Purpose of the Study:

  • To develop a novel, rapid multiparameter MRI technique for liver assessment.
  • To enable simultaneous quantitative mapping of T1, R2*, and proton density fat fraction within a single breath-hold.
  • To evaluate the feasibility and accuracy of this approach for liver disease and function assessment.

Main Methods:

  • Employed a 6-echo spoiled gradient-echo sequence with dual flip angles and undersampling.
  • Utilized multicontrast compressed-sensing reconstruction for accelerated data acquisition (18-second scan time).
  • Applied iterative least-squares for R2* and proton density fat fraction mapping, and driven equilibrium single-pulse observation of T1 for T1 mapping.
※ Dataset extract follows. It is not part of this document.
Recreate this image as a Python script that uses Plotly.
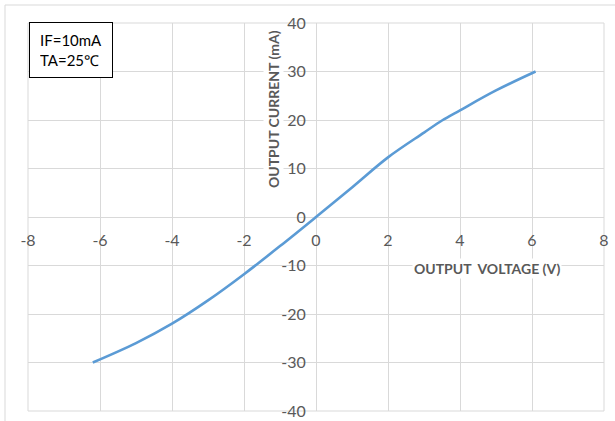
import plotly.graph_objects as go

voltage = [-6.2, -5.0, -4.0, -3.0, -2.0, -1.0, 0.0, 1.0, 2.0, 3.0, 3.5, 4.0, 5.0, 6.1]
current = [-30.0, -26.0, -22.0, -17.2, -11.8, -6.0, 0.0, 6.1, 12.3, 17.4, 19.9, 22.0, 26.1, 30.0]

x_ticks = [-8, -6, -4, -2, 0, 2, 4, 6, 8]
y_ticks = [-40, -30, -20, -10, 0, 10, 20, 30, 40]

FONT = "Lato"
GRID = "#d9d9d9"
TXT = "#595959"

fig = go.Figure()
fig.add_trace(go.Scatter(x=voltage, y=current, mode="lines", line=dict(color="#5b9bd5", width=2.6, shape="spline"),
                         hoverinfo="skip", showlegend=False))

fig.update_layout(
    width=615, height=421,
    margin=dict(l=28, r=11, t=23, b=10, autoexpand=False),
    paper_bgcolor="white", plot_bgcolor="white",
    font=dict(family=FONT, color=TXT, size=13),
    xaxis=dict(range=[-8, 8], tickvals=x_ticks, ticktext=[str(v) for v in x_ticks], automargin=False,
               showgrid=True, gridcolor=GRID, gridwidth=1, zeroline=True, zerolinecolor=GRID, zerolinewidth=1,
               anchor="free", position=0.5, ticks="outside", ticklen=9, tickcolor="rgba(0,0,0,0)",
               showline=False, tickfont=dict(family=FONT, size=16, color=TXT)),
    yaxis=dict(range=[-40, 40], tickvals=y_ticks, ticktext=[str(v) for v in y_ticks], automargin=False,
               showgrid=True, gridcolor=GRID, gridwidth=1, zeroline=True, zerolinecolor=GRID, zerolinewidth=1,
               anchor="free", position=0.5, ticks="outside", ticklen=7, tickcolor="rgba(0,0,0,0)",
               showline=False, tickfont=dict(family=FONT, size=16, color=TXT)),
)

# plot-area border (edge gridlines)
fig.add_shape(type="rect", xref="x domain", yref="y domain", x0=0, x1=1, y0=0, y1=1,
              line=dict(color=GRID, width=1), layer="below")
# chart frame
fig.add_shape(type="rect", xref="paper", yref="paper", x0=-23/576, x1=1.05, y0=1 + 18/388, y1=-0.1,
              line=dict(color=GRID, width=1), layer="below")

fig.add_annotation(xref="paper", yref="paper", x=(487 - 28) / 576, y=1 - (268 - 23) / 388,
                   text="<b>OUTPUT  VOLTAGE (V)</b>", showarrow=False, bgcolor="white",
                   font=dict(family=FONT, size=14, color=TXT), xanchor="center", yanchor="middle")
fig.add_annotation(xref="paper", yref="paper", x=(273 - 28) / 576, y=1 - (109 - 23) / 388,
                   text="<b>OUTPUT CURRENT (mA)</b>", showarrow=False, textangle=-90, bgcolor="white",
                   font=dict(family=FONT, size=14, color=TXT), xanchor="center", yanchor="middle")
fig.add_annotation(xref="paper", yref="paper", x=(29 - 28) / 576, y=1 - (22 - 23) / 388,
                   text="IF=10mA<br>TA=25℃", showarrow=False, align="left",
                   xanchor="left", yanchor="top", width=62, height=34, borderpad=10,
                   bordercolor="black", borderwidth=1, bgcolor="white",
                   font=dict(family=FONT, size=15, color="black"))

fig.write_html("out.html")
Validated with phantom and volunteer studies.

Main Results:

  • Quantitative values obtained using the novel method showed excellent agreement with conventional MRI techniques.
  • T1 values for water protons in phantoms and volunteers correlated well with Magnetic Resonance Spectroscopy (MRS) measurements.
  • The approach demonstrated high accuracy and reproducibility for multiparameter mapping.

Conclusions:

  • A rapid, single breath-hold MRI technique enables accurate multiparameter quantitative mapping of T1, R2*, and proton density fat fraction.
  • This approach holds significant potential for efficient and comprehensive liver disease evaluation.
  • The method offers a promising tool for non-invasive assessment of liver function and disease.